• **INSTRUCTIONS FOR THE TASK**: The lines from the top of the material through the line with "LineChart, XAxis, YAxis" are to be set down exactly. Leave the pictures out.

• **GIVEN DATA**:
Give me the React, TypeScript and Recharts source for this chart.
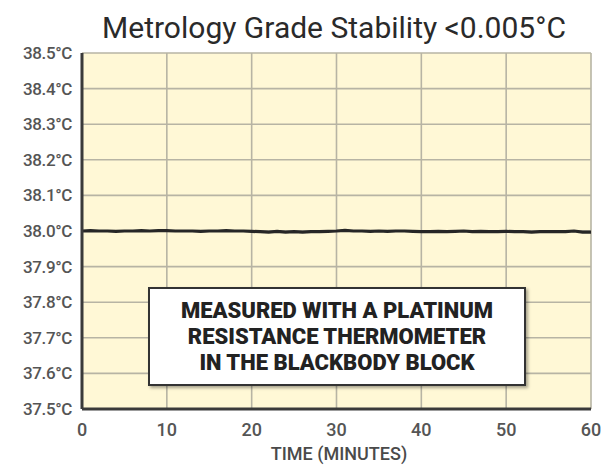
import React from "react";
import { CartesianGrid, Line, LineChart, XAxis, YAxis } from "recharts";

// minutes 0..60, one reading per minute
const minutes = [
  0, 1, 2, 3, 4, 5, 6, 7, 8, 9, 10, 11, 12, 13, 14, 15, 16, 17, 18, 19, 20,
  21, 22, 23, 24, 25, 26, 27, 28, 29, 30, 31, 32, 33, 34, 35, 36, 37, 38, 39, 40,
  41, 42, 43, 44, 45, 46, 47, 48, 49, 50, 51, 52, 53, 54, 55, 56, 57, 58, 59, 60,
];
const temps = [
  38.0, 38.001, 38.0, 38.0, 37.999, 38.0, 38.0, 38.001, 38.0, 38.001, 38.001,
  38.0, 38.0, 38.0, 37.999, 38.0, 38.0, 38.001, 38.0, 38.0, 37.999,
  37.998, 37.997, 37.999, 37.997, 37.998, 37.997, 37.998, 37.998, 37.999, 38.0,
  38.002, 38.0, 38.0, 37.999, 38.0, 37.999, 38.0, 38.0, 37.999, 37.998,
  37.998, 37.999, 37.998, 37.999, 38.0, 37.998, 37.999, 37.998, 37.998, 37.999,
  37.998, 37.998, 37.997, 37.998, 37.998, 37.998, 37.998, 38.0, 37.997, 37.997,
];
const yTicks = [37.5, 37.6, 37.7, 37.8, 37.9, 38.0, 38.1, 38.2, 38.3, 38.4, 38.5];
const xTicks = [0, 10, 20, 30, 40, 50, 60];
const title = "Metrology Grade Stability <0.005°C";
const xLabel = "TIME (MINUTES)";
const noteLines = ["MEASURED WITH A PLATINUM", "RESISTANCE THERMOMETER", "IN THE BLACKBODY BLOCK"];

const data = minutes.map((m, i) => ({ t: m, v: temps[i] }));

export default function App() {
  return (
    <div style={{ position: "absolute", left: 0, top: 0, width: 606, height: 468, background: "#fff", fontFamily: "Roboto, sans-serif" }}>
      <div
        style={{
          position: "absolute",
          left: 34,
          width: 600,
          top: 13,
          textAlign: "center",
          fontSize: 30,
          lineHeight: "30px",
          color: "#2a2a2a",
        }}
      >
        {title}
      </div>
      <LineChart width={606} height={468} data={data} margin={{ top: 53, right: 15, bottom: 21, left: 10 }}>
        <CartesianGrid fill="#fff8d6" stroke="#b7b4a4" strokeWidth={1.6} />
        <XAxis
          dataKey="t"
          type="number"
          domain={[0, 60]}
          ticks={xTicks}
          tickLine={false}
          axisLine={{ stroke: "#3a3a3a", strokeWidth: 3 }}
          tick={{ fill: "#555", fontSize: 18, fontWeight: 500 }}
          tickMargin={8}
          height={38}
        />
        <YAxis
          type="number"
          domain={[37.5, 38.5]}
          ticks={yTicks}
          tickFormatter={(v: number) => `${v.toFixed(1)}°C`}
          tickLine={false}
          axisLine={{ stroke: "#3a3a3a", strokeWidth: 3 }}
          tick={{ fill: "#555", fontSize: 17, fontWeight: 500, letterSpacing: -0.4 }}
          tickMargin={4}
          width={72}
          interval={0}
        />
        <Line dataKey="v" stroke="#262626" strokeWidth={3.2} dot={false} isAnimationActive={false} type="linear" />
      </LineChart>
      <div
        style={{
          position: "absolute",
          left: 89,
          width: 500,
          top: 444,
          textAlign: "center",
          fontSize: 18,
          lineHeight: "20px",
          color: "#4a4a4a",
          fontWeight: 500,
        }}
      >
        {xLabel}
      </div>
      <div
        style={{
          position: "absolute",
          left: 148,
          top: 287,
          width: 374,
          height: 95,
          border: "2px solid #333",
          background: "#fff",
          boxShadow: "2px 2px 3px rgba(0,0,0,0.35)",
          display: "flex",
          flexDirection: "column",
          justifyContent: "center",
          alignItems: "center",
          fontWeight: 900,
          fontSize: 22,
          lineHeight: "26px",
          color: "#222",
        }}
      >
        {noteLines.map((l) => (
          <div key={l}>{l}</div>
        ))}
      </div>
    </div>
  );
}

• **TASK OUTPUT**:
Give me the React, TypeScript and Recharts source for this chart.
import React from "react";
import { CartesianGrid, Line, LineChart, XAxis, YAxis } from "recharts";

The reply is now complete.